## WHAT TO DO
Quote only the span from the first line of the entries to the line containing "(title) at (24,77)", both ends kept. Leave every picture out.

## SUPPLIED RECORDS
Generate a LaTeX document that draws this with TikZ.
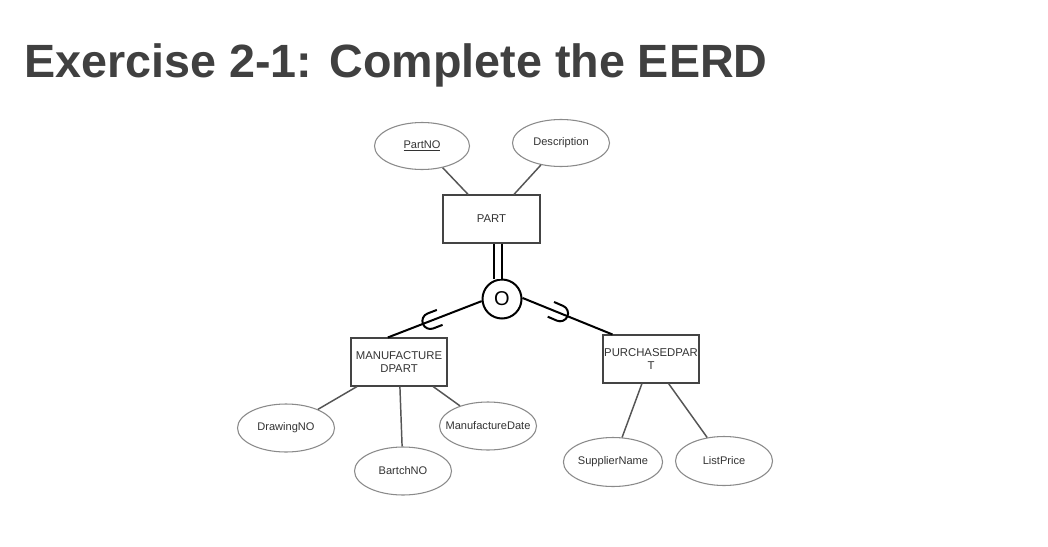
\documentclass[tikz,border=0pt]{standalone}
\usepackage{fontspec}
\setmainfont{Liberation Sans}
\usetikzlibrary{shapes.geometric,calc}
\definecolor{titlegray}{HTML}{404040}
\definecolor{txtgray}{HTML}{333333}
\definecolor{boxgray}{HTML}{444444}
\definecolor{ellgray}{HTML}{8A8A8A}
\definecolor{linegray}{HTML}{555555}
\tikzset{
  entity/.style={draw=boxgray, line width=0.8pt, minimum width=72pt, minimum height=36pt,
    inner sep=0pt, text=txtgray, font=\fontsize{8.5}{9.75}\selectfont, align=center},
  attrib/.style={ellipse, draw=ellgray, line width=0.8pt, minimum width=72.75pt, minimum height=36pt,
    inner sep=0pt, text=txtgray, font=\fontsize{8.3}{9.75}\selectfont},
  attrline/.style={draw=linegray, line width=1.1pt},
  isaline/.style={draw=black, line width=1.5pt},
  disjoint/.style={circle, draw=black, line width=1.5pt, minimum size=29.25pt, inner sep=0pt,
    font=\fontsize{15}{18}\selectfont},
  subsetsym/.pic={\draw[line width=1.5pt] (4pt,6pt) -- (-3.5pt,6pt) arc[start angle=90,end angle=270,radius=6pt] -- (4pt,-6pt);}
}
\begin{document}
\begin{tikzpicture}[x=0.75pt,y=-0.75pt]
\fill[white] (0,0) rectangle (1048,546);
\useasboundingbox (0,0) rectangle (1048,546);

\node[anchor=base west, inner sep=0pt, text=titlegray, font=\fontsize{35}{42}\bfseries\selectfont] (title) at (24,77) {Exercise 2-1: Complete the EERD};

% entities
\node[entity, minimum width=72.75pt] (part) at (491.5,219) {PART};
\node[entity] (mp) at (399,362) {MANUFACTURE\\DPART};
\node[entity] (pp) at (651,359) {PURCHASEDPAR\\T};

% attributes
\node[attrib, minimum width=71.25pt, minimum height=35.25pt] (pn) at (422,146) {\underline{PartNO}};
\node[attrib, minimum height=35.25pt] (desc) at (561,143) {Description};
\node[attrib] (dn) at (286,428) {DrawingNO};
\node[attrib] (bn) at (403,471) {BartchNO};
\node[attrib, inner xsep=-7.5pt] (md) at (488,426) {ManufactureDate};
\node[attrib, minimum height=36.75pt] (sn) at (613,462) {SupplierName};
\node[attrib, minimum height=36.75pt] (lp) at (724,461) {ListPrice};

% disjoint circle
\node[disjoint] (o) at (502,299) {O};

% attribute connectors
\draw[attrline] (pn) -- (part);
\draw[attrline] (desc) -- (part);
\draw[attrline] (mp) -- (dn);
\draw[attrline] (mp) -- (bn);
\draw[attrline] (mp) -- (md);
\draw[attrline] (pp) -- (sn);
\draw[attrline] (pp) -- (lp);

% total participation (double line)
\draw[line width=1.5pt, double, double distance=4.8pt] ([xshift=4.875pt]part.south) -- ([xshift=-3pt,yshift=-0.3pt]o.north);

% ISA connectors
\coordinate (mpt) at ($(mp.north west)!0.385!(mp.north east)$);
\coordinate (ppt) at ([xshift=7.5pt]pp.north west);
\draw[isaline] (o.186) -- coordinate[pos=0.5] (s1) (mpt);
\draw[isaline] (o.3) -- coordinate[pos=0.37] (s2) (ppt);
\pic[rotate=21] at (s1) {subsetsym};
\pic[rotate=156.6] at (s2) {subsetsym};
\end{tikzpicture}
\end{document}
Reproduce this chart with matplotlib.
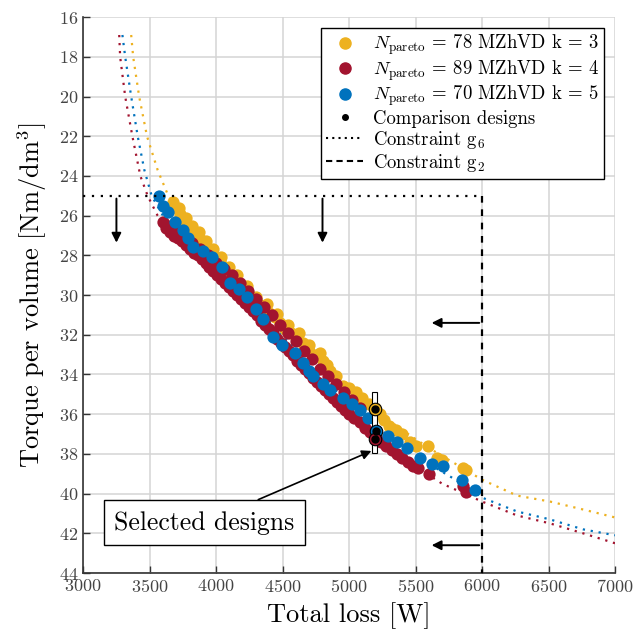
# Pareto fronts of three MZhVD runs with constraints g2 and g6
import numpy as np
import matplotlib
matplotlib.use('Agg')
import matplotlib.pyplot as plt
from matplotlib.lines import Line2D
from matplotlib.patches import Rectangle

plt.rcParams['font.family'] = 'serif'
plt.rcParams['font.serif'] = ['cmr10']
plt.rcParams['mathtext.fontset'] = 'cm'
plt.rcParams['axes.unicode_minus'] = False
plt.rcParams['axes.formatter.use_mathtext'] = True

c_yellow = '#EDB120'
c_red = '#A2142F'
c_blue = '#0072BD'

# pareto designs (total loss [W], torque per volume [Nm/dm3])
yellow_x = [3677, 3700, 3730, 3760, 3790, 3820, 3850, 3880, 3910, 3940, 3970, 4000,
            4030, 4060, 4090, 4120, 4150, 4180, 4210, 4250, 4290, 4330, 4353, 4400,
            4444, 4480, 4520, 4560, 4600, 4654, 4700, 4750, 4800, 4835, 4857, 4900,
            4955, 5000, 5050, 5100, 5150, 5196, 5230, 5260, 5300, 5350, 5400, 5459,
            5500, 5594, 5662, 5700, 5858, 5880,
            3720, 3770, 3820, 3870, 3920, 3980, 4040, 4100, 4160, 4230, 4300, 4380,
            4460, 4540, 4620, 4700, 4780]
yellow_y = [25.3, 25.6, 25.9, 26.2, 26.5, 26.8, 27.0, 27.2, 27.5, 27.7, 27.9, 28.1,
            28.3, 28.6, 28.8, 29.0, 29.3, 29.5, 29.7, 30.0, 30.3, 30.5, 30.6, 30.9,
            31.1, 31.4, 31.7, 31.9, 32.1, 32.4, 32.8, 33.0, 33.3, 33.5, 33.8, 34.1,
            34.6, 34.7, 34.9, 35.2, 35.5, 35.7, 36.0, 36.3, 36.6, 36.8, 37.0, 37.4,
            37.6, 37.6, 38.2, 38.3, 38.7, 38.8,
            25.6, 26.1, 26.5, 26.8, 27.3, 27.7, 28.1, 28.6, 29.0, 29.55, 30.1, 30.45,
            30.95, 31.5, 31.9, 32.5, 32.9]

red_x = [3600, 3620, 3650, 3680, 3710, 3740, 3770, 3800, 3830, 3860, 3890, 3920,
         3950, 3980, 4010, 4040, 4070, 4100, 4130, 4160, 4190, 4220, 4250, 4280,
         4310, 4340, 4370, 4400, 4430, 4460, 4490, 4520, 4550, 4580, 4610, 4640,
         4670, 4700, 4730, 4760, 4790, 4820, 4850, 4880, 4910, 4940, 4970, 5000,
         5040, 5080, 5120, 5160, 5200, 5240, 5280, 5320, 5360, 5400, 5440, 5480,
         5520, 5600, 5860, 5880,
         3640, 3700, 3760, 3820, 3880, 3940, 4000, 4060, 4120, 4180, 4240, 4300,
         4360, 4420, 4480, 4540, 4600, 4660, 4720, 4780, 4840, 4900, 4960, 5020,
         5080]
red_y = [26.3, 26.6, 26.8, 27.0, 27.1, 27.3, 27.5, 27.7, 27.9, 28.0, 28.2, 28.4,
         28.6, 28.8, 29.0, 29.2, 29.4, 29.6, 29.8, 30.0, 30.2, 30.4, 30.6, 30.8,
         31.0, 31.3, 31.5, 31.7, 31.9, 32.2, 32.4, 32.6, 32.8, 33.0, 33.3, 33.5,
         33.7, 33.9, 34.2, 34.4, 34.6, 34.8, 35.0, 35.2, 35.4, 35.6, 35.8, 36.0,
         36.2, 36.4, 36.7, 36.9, 37.1, 37.4, 37.6, 37.8, 38.0, 38.2, 38.4, 38.6,
         38.7, 39.0, 39.6, 39.9,
         26.5, 26.8, 27.1, 27.4, 27.7, 28.0, 28.4, 28.7, 29.0, 29.4, 29.8, 30.2,
         30.6, 31.0, 31.5, 31.9, 32.3, 32.8, 33.2, 33.7, 34.1, 34.5, 34.9, 35.3,
         35.7]

blue_x = [3572, 3600, 3640, 3692, 3752, 3790, 3827, 3900, 3970, 4045, 4105, 4170,
          4233, 4300, 4353, 4429, 4497, 4594, 4654, 4700, 4730, 4800, 4857, 4955,
          5020, 5083, 5140, 5203, 5294, 5360, 5436, 5534, 5624, 5707, 5850, 5948]
blue_y = [25.0, 25.5, 25.8, 26.3, 26.7, 27.1, 27.6, 27.8, 28.1, 28.6, 29.4, 29.7,
          30.1, 30.7, 31.2, 32.1, 32.5, 32.9, 33.4, 33.8, 34.1, 34.5, 34.8, 35.2,
          35.5, 35.8, 36.2, 36.85, 37.1, 37.4, 37.7, 38.2, 38.5, 38.6, 39.3, 39.8]

# fitted fronts
yellow_fit_x = [3361, 3376, 3421, 3480, 3560, 3640, 3800, 4000, 4200, 4400, 4600,
                4800, 5000, 5200, 5400, 5600, 5800, 6000, 6263, 6511, 6760, 7000]
yellow_fit_y = [16.9, 18.0, 20.0, 22.0, 23.7, 25.0, 26.6, 28.0, 29.4, 30.8, 32.1,
                33.4, 34.6, 35.8, 36.8, 37.7, 38.5, 39.3, 40.1, 40.4, 40.8, 41.2]
blue_fit_x = [3295, 3316, 3361, 3410, 3460, 3515, 3600, 3800, 4000, 4200, 4400, 4600,
              4800, 5000, 5200, 5400, 5600, 5800, 6000, 6263, 6511, 6760, 7000]
blue_fit_y = [16.9, 18.0, 20.0, 22.0, 23.7, 25.0, 26.0, 27.4, 28.6, 29.9, 31.3, 32.8,
              34.2, 35.4, 36.6, 37.6, 38.5, 39.3, 40.2, 40.9, 41.3, 41.8, 42.1]
red_fit_x = [3271, 3278, 3316, 3370, 3430, 3485, 3560, 3800, 4000, 4200, 4400, 4600,
             4880, 5105, 5400, 5700, 6000, 6263, 6511, 6760, 7000]
red_fit_y = [16.9, 18.0, 20.0, 22.0, 24.0, 25.0, 26.0, 27.9, 29.0, 30.3, 31.7, 33.2,
             35.4, 36.6, 38.2, 39.5, 40.4, 41.1, 41.5, 42.0, 42.5]

# selected (comparison) designs
sel_x = [5196, 5203, 5196]
sel_y = [35.75, 36.85, 37.25]
sel_colors = [c_yellow, c_blue, c_red]

fig = plt.figure(figsize=(6.35, 6.35), dpi=100)
ax = fig.add_subplot(111)
fig.subplots_adjust(left=0.131, right=0.9685, bottom=0.0976, top=0.973)

dot = (0, (1, 2.6))
ax.plot(yellow_fit_x, yellow_fit_y, color=c_yellow, ls=dot, lw=1.6, zorder=2)
ax.plot(blue_fit_x, blue_fit_y, color=c_blue, ls=dot, lw=1.6, zorder=2)
ax.plot(red_fit_x, red_fit_y, color=c_red, ls=dot, lw=1.6, zorder=2)

ms = 78
ax.scatter(yellow_x, yellow_y, s=ms, color=c_yellow, linewidths=0, zorder=3)
ax.scatter(red_x, red_y, s=ms, color=c_red, linewidths=0, zorder=3)
ax.scatter(blue_x, blue_y, s=ms, color=c_blue, linewidths=0, zorder=3)

# box around selected designs
ax.add_patch(Rectangle((5172, 34.9), 40, 3.05, facecolor='white', edgecolor='black',
                       lw=0.8, zorder=4))
for x, y, c in zip(sel_x, sel_y, sel_colors):
    ax.plot(x, y, 'o', ms=9, mfc=c, mec='black', mew=0.8, zorder=5)
    ax.plot(x, y, 'o', ms=5, color='black', zorder=6)

# constraints
ax.plot([3000, 6000], [25, 25], color='black', ls=(0, (1, 3)), lw=1.6, zorder=4)
ax.plot([6000, 6000], [25, 44], color='black', ls=(0, (3, 3)), lw=1.6, zorder=4)
arrow = dict(arrowstyle='-|>', color='black', lw=1.4, mutation_scale=14)
for x in [3250, 4800]:
    ax.annotate('', xy=(x, 27.5), xytext=(x, 25), arrowprops=arrow, zorder=4)
for y in [31.4, 42.6]:
    ax.annotate('', xy=(5600, y), xytext=(6000, y), arrowprops=arrow, zorder=4)

ax.annotate('Selected designs', xy=(5168, 37.85), xytext=(3912, 41.47),
            ha='center', va='center', fontsize=18.5,
            bbox=dict(boxstyle='square,pad=0.42', fc='white', ec='black', lw=1.0),
            arrowprops=dict(arrowstyle='-|>', color='black', lw=1.2, mutation_scale=14,
                            shrinkA=0, shrinkB=0),
            zorder=7)

ax.set_xlim(3000, 7000)
ax.set_ylim(44, 16)
ax.set_xticks(np.arange(3000, 7001, 500))
ax.set_yticks(np.arange(16, 45, 2))
ax.grid(True, color='#d4d4d4', lw=1.1)
ax.set_axisbelow(True)
for s in ['top', 'right']:
    ax.spines[s].set_visible(False)
for s in ['left', 'bottom']:
    ax.spines[s].set_color('#333333')
    ax.spines[s].set_linewidth(1.2)
ax.tick_params(direction='in', length=5, width=1.0, color='#333333',
               labelsize=13, labelcolor='#444444')
ax.set_xlabel('Total loss [W]', fontsize=19, labelpad=5)
ax.set_ylabel(r'Torque per volume [Nm/dm$^3$]', fontsize=19, labelpad=7)

handles = [
    Line2D([], [], ls='none', marker='o', ms=8, color=c_yellow),
    Line2D([], [], ls='none', marker='o', ms=8, color=c_red),
    Line2D([], [], ls='none', marker='o', ms=8, color=c_blue),
    Line2D([], [], ls='none', marker='o', ms=4, color='black'),
    Line2D([], [], color='black', ls=(0, (1, 2)), lw=1.5),
    Line2D([], [], color='black', ls=(0, (3, 2)), lw=1.5),
]
labels = [
    r'$N_{\mathrm{pareto}}$ = 78 MZhVD k = 3',
    r'$N_{\mathrm{pareto}}$ = 89 MZhVD k = 4',
    r'$N_{\mathrm{pareto}}$ = 70 MZhVD k = 5',
    'Comparison designs',
    r'Constraint $\mathrm{g}_6$',
    r'Constraint $\mathrm{g}_2$',
]
leg = ax.legend(handles, labels, loc='upper right', fontsize=13.5, frameon=True,
                fancybox=False, framealpha=1, edgecolor='black', borderaxespad=0.6,
                handlelength=2.0, handletextpad=0.5, labelspacing=0.06,
                borderpad=0.25)
leg.get_frame().set_linewidth(1.0)
leg.set_zorder(10)

fig.savefig('out.png', dpi=100)
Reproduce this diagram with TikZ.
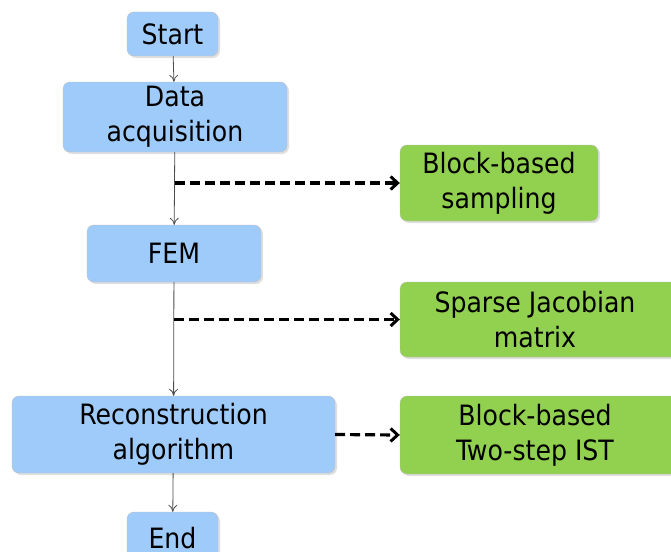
\documentclass[tikz,border=0pt]{standalone}
\usepackage{fontspec}
\setmainfont{DejaVu Sans Condensed}
\usetikzlibrary{shadows,arrows.meta}
\definecolor{stepblue}{RGB}{158,203,249}
\definecolor{stepgreen}{RGB}{146,208,80}
\tikzset{
  bluebox/.style  = {draw=gray!50, fill=stepblue, rounded corners=7pt, align=center,
                     drop shadow={opacity=0.25, shadow xshift=2pt, shadow yshift=-2pt},
                     font=\fontsize{28}{35}\selectfont, inner sep=0pt},
  greenbox/.style = {bluebox, fill=stepgreen},
  flow/.style     = {draw=black!70, line width=0.8pt, -{To[length=7pt,width=9pt]}},
  side/.style     = {draw=black, line width=3.2pt, dash pattern=on 10pt off 5pt,
                     -{Straight Barb[length=7pt,width=13pt,line width=3pt]}}
}
\begin{document}
\begin{tikzpicture}[x=1pt, y=-1pt]
        \useasboundingbox (0,0) rectangle (671,551);
        \node[bluebox,  minimum width=91pt,  minimum height=44pt] at (172.5, 34)  (start) {Start};
        \node[bluebox,  minimum width=224pt, minimum height=70pt] at (175, 117)   (data)  {Data\\acquisition};
        \node[greenbox, minimum width=198pt, minimum height=76pt] at (499, 183)   (bbs)   {Block-based\\sampling};
        \node[bluebox,  minimum width=174pt, minimum height=57pt] at (174, 253.5) (fem)   {FEM};
        \node[greenbox, minimum width=290pt, minimum height=75pt] at (545, 319.5) (sjm)   {\hspace*{-20pt}Sparse Jacobian\\\hspace*{-20pt}matrix};
        \node[bluebox,  minimum width=323pt, minimum height=77pt] at (173.5, 434.5) (rec) {Reconstruction\\algorithm};
        \node[greenbox, minimum width=290pt, minimum height=78pt] at (545, 435)   (ist)   {\hspace*{-20pt}Block-based\\\hspace*{-20pt}Two-step IST};
        \node[bluebox,  minimum width=91pt,  minimum height=62pt] at (172.5, 543) (end)   {\raisebox{10pt}{End}};

        \coordinate (b1) at (data.south |- bbs.west);
        \coordinate (b2) at (fem.south |- sjm.west);

        \draw[flow] (start) -- (data);
        \draw[flow] (data)  -- (fem);
        \draw[flow] (fem)   -- (rec);
        \draw[flow] (rec)   -- (end);
        \draw[side] (b1) -- (bbs.west);
        \draw[side] (b2) -- (sjm.west);
        \draw[side] (rec.east) -- (ist.west);
      \end{tikzpicture}
\end{document}
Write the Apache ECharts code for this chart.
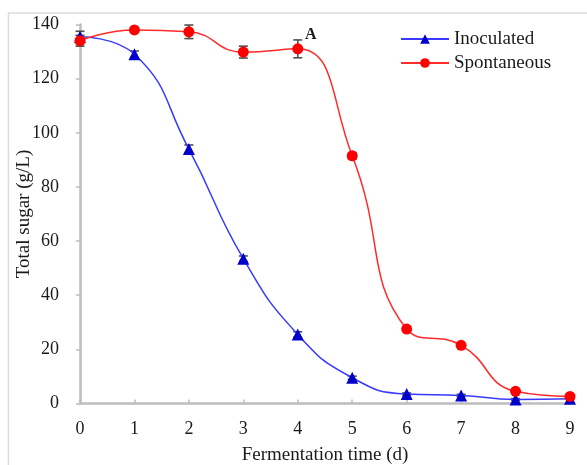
<!DOCTYPE html>
<html>
<head>
<meta charset="utf-8">
<script src="https://cdn.jsdelivr.net/npm/echarts@6/dist/echarts.min.js"></script>
<style>
  html, body { margin: 0; padding: 0; background: #fff; }
  #chart { width: 587px; height: 465px; }
</style>
</head>
<body>
<div id="chart"></div>
<script>
// Fermentation day on the x axis
const days = [0, 1, 2, 3, 4, 5, 6, 7, 8, 9];

// Total sugar (g/L) for each fermentation
const inoculated = [135.5, 129, 94, 53.5, 25.5, 9.5, 3.5, 3, 1.5, 1.8];
const spontaneous = [134, 138, 137.3, 129.8, 131, 91.5, 27.5, 21.5, 4.5, 2.6];

// Standard deviations for the error bars
const inoculatedErr = [2, 1.2, 1.5, 1, 1, 0.6, 0.4, 0.4, 0.3, 0.3];
const spontaneousErr = [2, 0.8, 2.5, 2.2, 3.3, 1.2, 0.6, 0.5, 0.5, 0.5];

const yTicks = { min: 0, max: 140, interval: 20 };
const xTicks = { min: 0, max: 9, interval: 1 };

const serif = '"Liberation Serif", "DejaVu Serif", serif';

function pairs(vals) { return days.map((d, i) => [d, vals[i]]); }
function errRows(vals, errs) { return days.map((d, i) => [d, vals[i] - errs[i], vals[i] + errs[i]]); }

function errorBar(params, api) {
  const x = api.value(0);
  const lo = api.coord([x, api.value(1)]);
  const hi = api.coord([x, api.value(2)]);
  const half = 4.5;
  const style = { stroke: '#505050', lineWidth: 1.6 };
  return {
    type: 'group',
    children: [
      { type: 'line', shape: { x1: lo[0], y1: lo[1], x2: hi[0], y2: hi[1] }, style },
      { type: 'line', shape: { x1: lo[0] - half, y1: lo[1], x2: lo[0] + half, y2: lo[1] }, style },
      { type: 'line', shape: { x1: hi[0] - half, y1: hi[1], x2: hi[0] + half, y2: hi[1] }, style }
    ]
  };
}

const chart = echarts.init(document.getElementById('chart'), null, { renderer: 'canvas' });

chart.setOption({
  animation: false,
  backgroundColor: '#fff',
  textStyle: { fontFamily: serif },
  grid: { left: 80, right: 17, top: 24.5, bottom: 61.5, outerBoundsMode: 'none', containLabel: false },
  legend: {
    orient: 'vertical',
    left: 400,
    top: 29.5,
    padding: 0,
    itemWidth: 48,
    itemHeight: 12,
    itemGap: 5,
    data: ['Inoculated', 'Spontaneous'],
    textStyle: { fontFamily: serif, fontSize: 19, color: '#1a1a1a', lineHeight: 19 }
  },
  xAxis: {
    type: 'value',
    min: xTicks.min, max: xTicks.max, interval: xTicks.interval,
    name: 'Fermentation time (d)',
    nameLocation: 'middle',
    nameGap: 42,
    nameMoveOverlap: false,
    nameTextStyle: { fontFamily: serif, fontSize: 19, color: '#1a1a1a' },
    axisLine: { lineStyle: { color: '#bdbdbd', width: 2.5 } },
    axisTick: { inside: true, length: 4, lineStyle: { color: '#bdbdbd', width: 1.5 } },
    axisLabel: { fontFamily: serif, fontSize: 18, color: '#1a1a1a', margin: 17 },
    splitLine: { show: false }
  },
  yAxis: {
    type: 'value',
    min: yTicks.min, max: yTicks.max, interval: yTicks.interval,
    name: 'Total sugar (g/L)',
    nameLocation: 'middle',
    nameGap: 46,
    nameRotate: 90,
    nameMoveOverlap: false,
    nameTextStyle: { fontFamily: serif, fontSize: 19, color: '#1a1a1a' },
    axisLine: { show: true, lineStyle: { color: '#bdbdbd', width: 2.5 } },
    axisTick: { show: true, length: 4, lineStyle: { color: '#bdbdbd', width: 1.5 } },
    axisLabel: { fontFamily: serif, fontSize: 18, color: '#1a1a1a', margin: 21 },
    splitLine: { show: false }
  },
  graphic: [
    {
      type: 'rect',
      shape: { x: 8.5, y: 13, width: 700, height: 700 },
      style: { fill: 'none', stroke: '#dcdcdc', lineWidth: 1.5 },
      silent: true, z: -1
    },
    {
      type: 'text',
      left: 305, top: 27,
      style: { text: 'A', font: 'bold 16px ' + serif, fill: '#1a1a1a' }
    }
  ],
  series: [
    {
      type: 'custom',
      name: 'inoculated error',
      renderItem: errorBar,
      data: errRows(inoculated, inoculatedErr),
      z: 1,
      silent: true
    },
    {
      type: 'custom',
      name: 'spontaneous error',
      renderItem: errorBar,
      data: errRows(spontaneous, spontaneousErr),
      z: 1,
      silent: true
    },
    {
      name: 'Inoculated',
      type: 'line',
      smooth: 0.5,
      data: pairs(inoculated),
      symbol: 'triangle',
      symbolSize: 12,
      lineStyle: { color: '#3a3aff', width: 1.5 },
      itemStyle: { color: '#0000cc', borderWidth: 0 },
      z: 3
    },
    {
      name: 'Spontaneous',
      type: 'line',
      smooth: 0.5,
      data: pairs(spontaneous),
      symbol: 'circle',
      symbolSize: 11,
      lineStyle: { color: '#ff2a2a', width: 1.5 },
      itemStyle: { color: '#ff0000', borderWidth: 0 },
      z: 4
    }
  ]
});
</script>
</body>
</html>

## COMPLETED EXERCISE
Generate a LaTeX document that draws this with TikZ.
\documentclass[tikz,border=0pt]{standalone}
\usepackage{fontspec}
\setmainfont{Liberation Sans}
\usetikzlibrary{shapes.geometric,calc}
\definecolor{titlegray}{HTML}{404040}
\definecolor{txtgray}{HTML}{333333}
\definecolor{boxgray}{HTML}{444444}
\definecolor{ellgray}{HTML}{8A8A8A}
\definecolor{linegray}{HTML}{555555}
\tikzset{
  entity/.style={draw=boxgray, line width=0.8pt, minimum width=72pt, minimum height=36pt,
    inner sep=0pt, text=txtgray, font=\fontsize{8.5}{9.75}\selectfont, align=center},
  attrib/.style={ellipse, draw=ellgray, line width=0.8pt, minimum width=72.75pt, minimum height=36pt,
    inner sep=0pt, text=txtgray, font=\fontsize{8.3}{9.75}\selectfont},
  attrline/.style={draw=linegray, line width=1.1pt},
  isaline/.style={draw=black, line width=1.5pt},
  disjoint/.style={circle, draw=black, line width=1.5pt, minimum size=29.25pt, inner sep=0pt,
    font=\fontsize{15}{18}\selectfont},
  subsetsym/.pic={\draw[line width=1.5pt] (4pt,6pt) -- (-3.5pt,6pt) arc[start angle=90,end angle=270,radius=6pt] -- (4pt,-6pt);}
}
\begin{document}
\begin{tikzpicture}[x=0.75pt,y=-0.75pt]
\fill[white] (0,0) rectangle (1048,546);
\useasboundingbox (0,0) rectangle (1048,546);

\node[anchor=base west, inner sep=0pt, text=titlegray, font=\fontsize{35}{42}\bfseries\selectfont] (title) at (24,77) {Exercise 2-1: Complete the EERD};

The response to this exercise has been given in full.